The roughly $7.7 billion R-51 would net over 10 years would be spent like this: $5.5 billion on mobility, safety and freight improvements, $330 million on local programs, $688 million on ferries, $294 million on rail, and $819 million on public transportation.
"Taxpayers for R-51" say, "The revenues will be used properly and produce results. ... New revenues must be deposited in transportation-only accounts. The state constitution also requires every penny of gas tax revenues be used on transportation improvements. And R-51 requires mandatory quarterly audits for a full accounting of the revenues, progress on improvements and expected completion dates. All of that information must be reported to taxpayers."
And though labor and big business are lining up behind the measure, it seems the only two people (aside from the state's Secretary of Transportation) out trying to rouse interest in the referendum are Gov. Gary Locke and former U.S. Sen. Slade Gorton. They're doing the luncheon circuit, spelling out to business and civic leaders how better roads will improve Washington's economic health, how better roads will lead to fewer accidents, injuries and deaths, how better roads will improve our quality of life.

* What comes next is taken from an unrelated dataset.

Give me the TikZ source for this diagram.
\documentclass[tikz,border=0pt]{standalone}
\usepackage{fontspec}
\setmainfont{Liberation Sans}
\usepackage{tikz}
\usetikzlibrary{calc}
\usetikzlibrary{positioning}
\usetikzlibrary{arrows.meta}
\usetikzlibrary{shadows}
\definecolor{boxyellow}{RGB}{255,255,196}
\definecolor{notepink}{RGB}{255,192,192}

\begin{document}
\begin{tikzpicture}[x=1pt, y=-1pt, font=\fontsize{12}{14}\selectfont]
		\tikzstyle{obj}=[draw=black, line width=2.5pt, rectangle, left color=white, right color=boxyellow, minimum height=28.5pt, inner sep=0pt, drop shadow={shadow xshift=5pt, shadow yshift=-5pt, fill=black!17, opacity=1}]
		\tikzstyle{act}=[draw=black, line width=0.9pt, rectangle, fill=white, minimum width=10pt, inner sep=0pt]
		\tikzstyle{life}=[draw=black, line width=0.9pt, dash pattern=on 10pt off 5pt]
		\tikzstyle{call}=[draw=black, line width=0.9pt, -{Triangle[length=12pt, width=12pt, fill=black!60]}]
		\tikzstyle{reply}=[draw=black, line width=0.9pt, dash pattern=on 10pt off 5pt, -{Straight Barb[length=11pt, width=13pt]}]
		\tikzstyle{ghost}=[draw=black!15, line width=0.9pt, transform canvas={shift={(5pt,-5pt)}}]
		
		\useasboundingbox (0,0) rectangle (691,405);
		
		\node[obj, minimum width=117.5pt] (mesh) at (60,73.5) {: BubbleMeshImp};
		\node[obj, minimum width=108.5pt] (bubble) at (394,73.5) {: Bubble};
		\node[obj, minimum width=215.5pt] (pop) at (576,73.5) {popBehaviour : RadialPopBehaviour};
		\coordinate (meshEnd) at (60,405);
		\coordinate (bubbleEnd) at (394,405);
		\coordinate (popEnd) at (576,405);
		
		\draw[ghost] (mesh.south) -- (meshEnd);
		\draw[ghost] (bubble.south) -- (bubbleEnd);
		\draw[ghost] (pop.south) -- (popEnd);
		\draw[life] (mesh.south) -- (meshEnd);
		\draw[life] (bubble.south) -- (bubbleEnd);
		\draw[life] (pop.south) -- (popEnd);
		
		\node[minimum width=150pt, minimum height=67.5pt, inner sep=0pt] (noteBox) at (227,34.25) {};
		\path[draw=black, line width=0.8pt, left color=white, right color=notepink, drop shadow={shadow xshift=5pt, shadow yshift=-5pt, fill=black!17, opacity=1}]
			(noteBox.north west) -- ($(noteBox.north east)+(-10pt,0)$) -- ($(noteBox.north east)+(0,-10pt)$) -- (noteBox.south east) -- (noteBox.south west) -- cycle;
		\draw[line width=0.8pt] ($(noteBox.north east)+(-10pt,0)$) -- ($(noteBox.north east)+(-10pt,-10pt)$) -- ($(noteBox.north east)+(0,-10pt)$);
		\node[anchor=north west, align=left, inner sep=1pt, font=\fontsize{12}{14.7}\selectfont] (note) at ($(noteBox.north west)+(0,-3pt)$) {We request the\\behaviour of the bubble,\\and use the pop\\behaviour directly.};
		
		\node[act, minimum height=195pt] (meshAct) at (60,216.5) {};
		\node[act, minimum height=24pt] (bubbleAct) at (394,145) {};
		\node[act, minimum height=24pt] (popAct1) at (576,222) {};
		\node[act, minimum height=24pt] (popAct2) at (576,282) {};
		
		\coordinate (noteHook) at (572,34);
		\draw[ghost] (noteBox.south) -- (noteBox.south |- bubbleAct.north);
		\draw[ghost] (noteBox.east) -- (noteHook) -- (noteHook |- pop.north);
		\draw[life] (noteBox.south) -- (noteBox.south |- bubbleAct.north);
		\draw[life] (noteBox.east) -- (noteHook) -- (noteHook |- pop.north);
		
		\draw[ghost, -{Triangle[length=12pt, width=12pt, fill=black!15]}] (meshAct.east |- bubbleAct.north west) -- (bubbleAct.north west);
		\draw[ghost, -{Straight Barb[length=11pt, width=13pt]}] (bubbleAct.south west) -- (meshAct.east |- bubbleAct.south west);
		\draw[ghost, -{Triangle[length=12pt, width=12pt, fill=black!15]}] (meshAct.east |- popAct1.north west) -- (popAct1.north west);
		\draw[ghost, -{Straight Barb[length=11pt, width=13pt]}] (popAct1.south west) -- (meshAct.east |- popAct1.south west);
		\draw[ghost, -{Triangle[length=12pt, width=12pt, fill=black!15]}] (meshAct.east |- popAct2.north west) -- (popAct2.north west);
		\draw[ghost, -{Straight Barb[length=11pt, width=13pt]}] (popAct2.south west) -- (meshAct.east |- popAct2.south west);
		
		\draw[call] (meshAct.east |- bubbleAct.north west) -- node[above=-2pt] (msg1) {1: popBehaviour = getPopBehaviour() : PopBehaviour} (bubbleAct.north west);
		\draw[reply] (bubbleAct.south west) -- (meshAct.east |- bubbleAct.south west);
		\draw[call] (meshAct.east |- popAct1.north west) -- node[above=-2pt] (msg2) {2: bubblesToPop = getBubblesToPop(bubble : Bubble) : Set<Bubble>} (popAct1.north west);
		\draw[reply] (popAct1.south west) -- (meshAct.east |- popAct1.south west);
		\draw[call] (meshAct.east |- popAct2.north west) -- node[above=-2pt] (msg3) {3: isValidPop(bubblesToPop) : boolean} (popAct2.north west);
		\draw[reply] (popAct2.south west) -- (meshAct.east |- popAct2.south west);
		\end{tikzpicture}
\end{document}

The "Vote No on Referendum 51" folks say, "R-51 is bad for the environment. It promotes sprawl, destroys wetlands, harms salmon." They say, "Building more roads won't reduce congestion. ... If the answer to traffic problems were just another lane, then Los Angeles would not have any traffic jams."
Other naysayers claim mass transit is being ignored or that R-51 will promote more use of cars, less use of public transit. Environmentalists warn more roads mean more air quality problems.
The Woodinville City Council has already begun discussing R-51 and will continue to study it further, said Marie Stake, spokeswoman for the City of Woodinville. She said the Council would most likely hold a public hearing to hear citizens' comments on the measure. Stake advises citizens to check the council agendas published in the Woodinville Weekly for dates the referendum will be discussed. She encourages public input. The council will probably take a position on the referendum after the public hearings, she said.
"State and county roads run through and outside our town," said Stake. "Funding to fix these roads has dried up."
Since R-51 provides some money for local projects, Woodinville will be able to bid on its road projects through a competitive bid process.
"It would be in our best interest to vie for money provided by R-51," Stake said.
Kenmore City Manager Steve Anderson said, "Regionally we stand to gain if R-51 passes. The City of Kenmore has a lot of transportation needs identified in its 20-year Comprehensive Plan. We would love to have our applications (for some of these projects) considered and awarded, but there are no guarantees."
Anderson said his city has to compete with everyone else for a slice of the R-51 pie.
Though not calendared, the City of Kenmore will probably hold a public hearing to give equal time to citizens both "for" and "against" the measure. The council will most likely announce a policy position on R-51 sometime after the hearing.
"State transportation is a very important, very complicated issue," said Anderson. "If R-51 is successful, our region - and hopefully our city - stand to gain."
Seyed Safavin, manager of the transportation division of the City of Bothell's Public Works Department, said city staff hasn't had any formal discussions on the referendum yet. He expects they will in the coming weeks. Safavin also said the Washington Department of Transportation isn't providing adequate information to cities about the referendum.
"If we look at ourselves as part of the region, yes, all of us will benefit with the passage of R-51. But I am disappointed the main arterial SR 522 has not been recognized or included in R-51. That is a major concern we have," said Safavin.